Essentially, I look for repetitive tasks that require intervention and write a cron script/program to take care of the problem. 24x7 is not that unusual but most of the machines have very limited tasks and logins. That makes sysadmin easier too.
I see that I am one of the fortunate few that has the luxury of a two hour window in the evening on a daily basis for system maint.
I have to give credit to my DBA for that!
As we are not a 24x7 shop (yet) I have decided to reboot the system monthly on the first Sunday. We run Informix and Peoplesoft and this combination can take its toll on the system so the periodic reboots should make my life a bit easier.
Man did you get some varied responces to that question, or what? I just wanted to add two cents and give my spin on the subject. I boot my two K370s weekly on Saturday at 18:00 with a cron command. I have a text pager the I send a message to through a mailx in the script when the machine comes down and then back up. This is also handy if the machine should boot after hours for some reason. The cron job looks like
1 18 * * 6 /usr/sbin/shutdown.sh >> /dev/null 2>&1
one minute after, 6 PM, all days, all month days, Saturday, the pipe kills the output.

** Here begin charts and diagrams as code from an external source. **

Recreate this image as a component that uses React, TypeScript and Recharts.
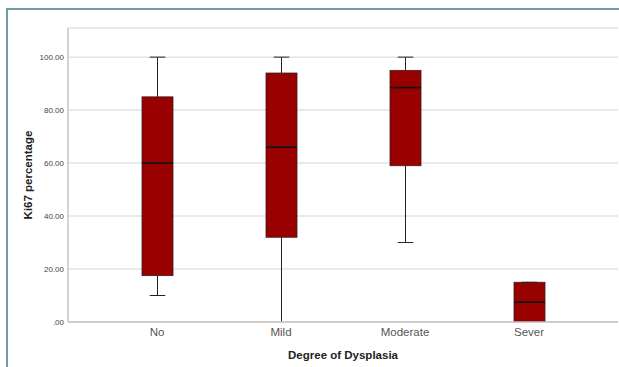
import { ComposedChart, Bar, XAxis, YAxis, CartesianGrid } from "recharts";

const categories = ["No", "Mild", "Moderate", "Sever"];
const minValues = [10, 0, 30, 0];
const q1Values = [17.5, 32, 59, 0];
const medianValues = [60, 66, 88.5, 7.5];
const q3Values = [85, 94, 95, 15];
const maxValues = [100, 100, 100, 15];
const yTicks = [0, 20, 40, 60, 80, 100];

const data = categories.map((name, i) => ({
  name,
  min: minValues[i],
  q1: q1Values[i],
  median: medianValues[i],
  q3: q3Values[i],
  max: maxValues[i],
  base: minValues[i],
  lower: q1Values[i] - minValues[i],
  box: q3Values[i] - q1Values[i],
  upper: maxValues[i] - q3Values[i],
}));

const font = "'Liberation Sans', Arial, sans-serif";

function Empty() {
  return <g />;
}

function LowerWhisker(props: any) {
  const { x, y, width, height, payload } = props;
  const cx = x + width / 2;
  const capW = width / 2;
  return (
    <g>
      <line x1={cx} x2={cx} y1={y} y2={y + height} stroke="#222" strokeWidth={1} />
      {payload.min > 0 && (
        <line x1={cx - capW / 2} x2={cx + capW / 2} y1={y + height} y2={y + height} stroke="#222" strokeWidth={1} />
      )}
    </g>
  );
}

function UpperWhisker(props: any) {
  const { x, y, width, height } = props;
  const cx = x + width / 2;
  const capW = width / 2;
  return (
    <g>
      <line x1={cx} x2={cx} y1={y} y2={y + height} stroke="#222" strokeWidth={1} />
      <line x1={cx - capW / 2} x2={cx + capW / 2} y1={y} y2={y} stroke="#222" strokeWidth={1} />
    </g>
  );
}

function BoxShape(props: any) {
  const { x, y, width, height, payload } = props;
  const k = height / (payload.q3 - payload.q1);
  const my = y + (payload.q3 - payload.median) * k;
  return (
    <g>
      <rect x={x} y={y} width={width} height={height} fill="#990000" stroke="#3a1a1a" strokeWidth={0.8} />
      <line x1={x} x2={x + width} y1={my} y2={my} stroke="#111" strokeWidth={1.6} />
    </g>
  );
}

function YLabel(props: any) {
  const { viewBox } = props;
  const cx = viewBox.x + 20;
  const cy = viewBox.y + viewBox.height / 2;
  return (
    <text
      x={cx}
      y={cy}
      transform={`rotate(-90 ${cx} ${cy})`}
      textAnchor="middle"
      dominantBaseline="central"
      fontFamily={font}
      fontWeight="bold"
      fontSize={11.5}
      fill="#222"
    >
      Ki67 percentage
    </text>
  );
}

function XLabel(props: any) {
  const { viewBox } = props;
  const cx = viewBox.x + viewBox.width / 2;
  return (
    <text
      x={cx}
      y={355}
      textAnchor="middle"
      dominantBaseline="central"
      fontFamily={font}
      fontWeight="bold"
      fontSize={11.5}
      fill="#222"
    >
      Degree of Dysplasia
    </text>
  );
}

export default function App() {
  return (
    <div style={{ position: "absolute", left: 0, top: 0, width: 619, height: 367, background: "#fff" }}>
      <div
        style={{
          position: "absolute",
          left: 6,
          top: 8,
          width: 613,
          height: 359,
          boxSizing: "border-box",
          borderLeft: "2px solid #6e9c9c",
          borderTop: "2px solid #6e9c9c",
        }}
      />
      <div style={{ position: "absolute", left: 0, top: 0 }}>
        <ComposedChart
          width={619}
          height={367}
          data={data}
          margin={{ top: 28, right: 1, bottom: 0, left: 8 }}
        >
          <CartesianGrid vertical={false} stroke="#e2e2e2" strokeWidth={1.5} />
          <XAxis
            dataKey="name"
            type="category"
            padding={{ left: 27, right: 27 }}
            height={45}
            tickLine={false}
            tickSize={0}
            tickMargin={6}
            axisLine={{ stroke: "#c4c4c4", strokeWidth: 1.5 }}
            tick={{ fontFamily: font, fontSize: 11.5, fill: "#555" }}
            label={<XLabel />}
          />
          <YAxis
            width={60}
            domain={[0, 111]}
            ticks={yTicks}
            allowDataOverflow
            tickLine={false}
            tickSize={0}
            tickMargin={4}
            axisLine={{ stroke: "#c4c4c4", strokeWidth: 1.5 }}
            tick={{ fontFamily: font, fontSize: 8, fill: "#444" }}
            tickFormatter={(v: number) => (v === 0 ? ".00" : v.toFixed(2))}
            label={<YLabel />}
          />
          <Bar dataKey="base" stackId="a" barSize={31} shape={<Empty />} isAnimationActive={false} />
          <Bar dataKey="lower" stackId="a" barSize={31} shape={<LowerWhisker />} isAnimationActive={false} />
          <Bar dataKey="box" stackId="a" barSize={31} shape={<BoxShape />} isAnimationActive={false} />
          <Bar dataKey="upper" stackId="a" barSize={31} shape={<UpperWhisker />} isAnimationActive={false} />
        </ComposedChart>
      </div>
    </div>
  );
}
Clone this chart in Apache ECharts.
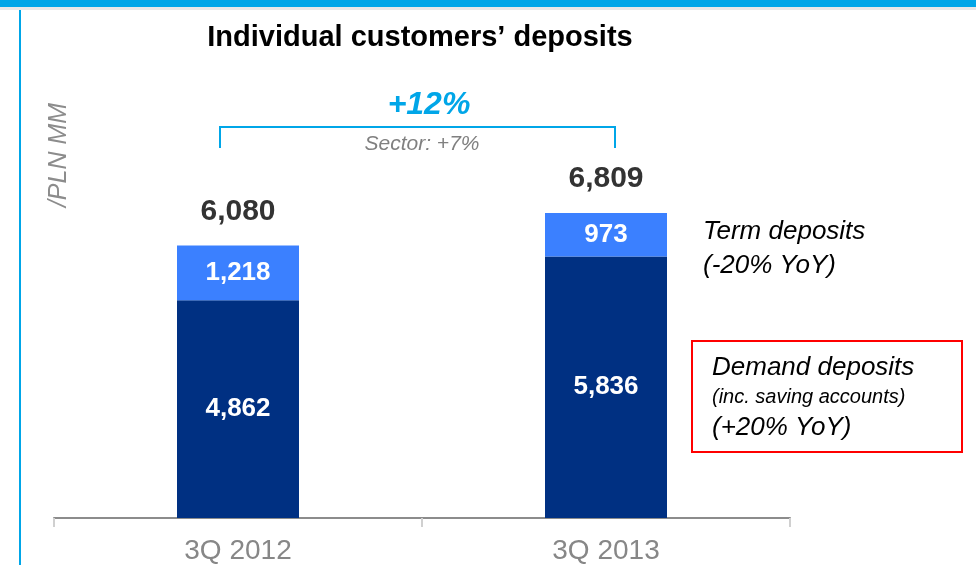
<!DOCTYPE html>
<html>
<head>
<meta charset="utf-8">
<script src="https://cdn.jsdelivr.net/npm/echarts@6/dist/echarts.min.js"></script>
<style>
  html, body { margin: 0; padding: 0; background: #fff; }
  #chart { width: 976px; height: 565px; }
</style>
</head>
<body>
<div id="chart"></div>
<script>
// Individual customers' deposits, PLN MM
const categories = ['3Q 2012', '3Q 2013'];
const demandDeposits = [4862, 5836];
const termDeposits = [1218, 973];
const totals = categories.map((c, i) => demandDeposits[i] + termDeposits[i]);

const FONT = '"Liberation Sans", Arial, sans-serif';
const fmt = v => v.toLocaleString('en-US');

const chart = echarts.init(document.getElementById('chart'), null, { renderer: 'canvas' });

const innerLabel = {
  show: true,
  position: 'inside',
  color: '#fff',
  fontFamily: FONT,
  fontWeight: 'bold',
  fontSize: 26,
  formatter: p => fmt(p.value)
};

chart.setOption({
  animation: false,
  textStyle: { fontFamily: FONT },
  grid: { left: 54, right: 186, top: 70, bottom: 47, containLabel: false },
  xAxis: {
    type: 'category',
    data: categories,
    axisLine: { lineStyle: { color: '#8c8c8c', width: 2 } },
    axisTick: { show: true, length: 9, lineStyle: { color: '#d0d0d0', width: 2 } },
    axisLabel: { color: '#878787', fontSize: 28, fontFamily: FONT, margin: 19 }
  },
  yAxis: {
    type: 'value',
    min: 0,
    max: 10000,
    show: false,
    splitLine: { show: false }
  },
  series: [
    {
      name: 'Demand deposits',
      type: 'bar',
      stack: 'dep',
      barWidth: 122,
      data: demandDeposits,
      itemStyle: { color: '#003082' },
      label: innerLabel
    },
    {
      name: 'Term deposits',
      type: 'bar',
      stack: 'dep',
      data: termDeposits,
      itemStyle: { color: '#3B80FF' },
      label: innerLabel
    },
    {
      name: 'Total',
      type: 'bar',
      stack: 'dep',
      data: totals.map(() => 0),
      itemStyle: { color: 'transparent' },
      label: {
        show: true,
        position: 'top',
        distance: 19,
        color: '#333',
        fontFamily: FONT,
        fontWeight: 'bold',
        fontSize: 30,
        formatter: p => fmt(totals[p.dataIndex])
      }
    }
  ],
  graphic: [
    // top banner and left rule
    { type: 'rect', shape: { x: 0, y: 0, width: 976, height: 7 }, style: { fill: '#00A6E8' } },
    { type: 'rect', shape: { x: 0, y: 7, width: 976, height: 3 }, style: { fill: '#e8e8e8' } },
    { type: 'rect', shape: { x: 19, y: 10, width: 2, height: 555 }, style: { fill: '#00A6E8' } },
    // title
    { type: 'text', x: 420, y: 38, style: { text: 'Individual customers’ deposits', font: 'bold 29px ' + FONT, fill: '#000', align: 'center', verticalAlign: 'middle' } },
    // unit label
    { type: 'text', x: 59, y: 155, rotation: Math.PI / 2, style: { text: '/PLN MM', font: 'italic 25px ' + FONT, fill: '#8c8c8c', align: 'center', verticalAlign: 'middle' } },
    // growth bracket
    { type: 'polyline', shape: { points: [[220, 148], [220, 127], [615, 127], [615, 148]] }, style: { stroke: '#00A6E8', lineWidth: 2, fill: null } },
    { type: 'text', x: 429, y: 105, style: { text: '+12%', font: 'italic bold 32px ' + FONT, fill: '#00A6E8', align: 'center', verticalAlign: 'middle' } },
    { type: 'text', x: 422, y: 144, style: { text: 'Sector: +7%', font: 'italic 21px ' + FONT, fill: '#808080', align: 'center', verticalAlign: 'middle' } },
    // term deposits note
    { type: 'text', x: 703, y: 232, style: { text: 'Term deposits', font: 'italic 26px ' + FONT, fill: '#000', verticalAlign: 'middle' } },
    { type: 'text', x: 703, y: 266, style: { text: '(-20% YoY)', font: 'italic 26px ' + FONT, fill: '#000', verticalAlign: 'middle' } },
    // demand deposits note
    { type: 'rect', shape: { x: 692, y: 341, width: 270, height: 111 }, style: { fill: null, stroke: '#ff0000', lineWidth: 2 } },
    { type: 'text', x: 712, y: 368, style: { text: 'Demand deposits', font: 'italic 26px ' + FONT, fill: '#000', verticalAlign: 'middle' } },
    { type: 'text', x: 712, y: 397, style: { text: '(inc. saving accounts)', font: 'italic 20px ' + FONT, fill: '#000', verticalAlign: 'middle' } },
    { type: 'text', x: 712, y: 428, style: { text: '(+20% YoY)', font: 'italic 26px ' + FONT, fill: '#000', verticalAlign: 'middle' } }
  ]
});
</script>
</body>
</html>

The script shutdown.sh contains
/usr/sbin/shutdown -r -y now
/usr/bin/mailx -s "ServerX is comming down" pager#@something.somewhere.com
< /dev/null
run the shutdown command with the -r, reboot option -y, to continue and now! Run a script during boot to send the message:
/usr/bin/mailx -s "ServerX is up" pager#@something.somewhere.com
< /dev/null
This could be an email address as well. Hope this helps!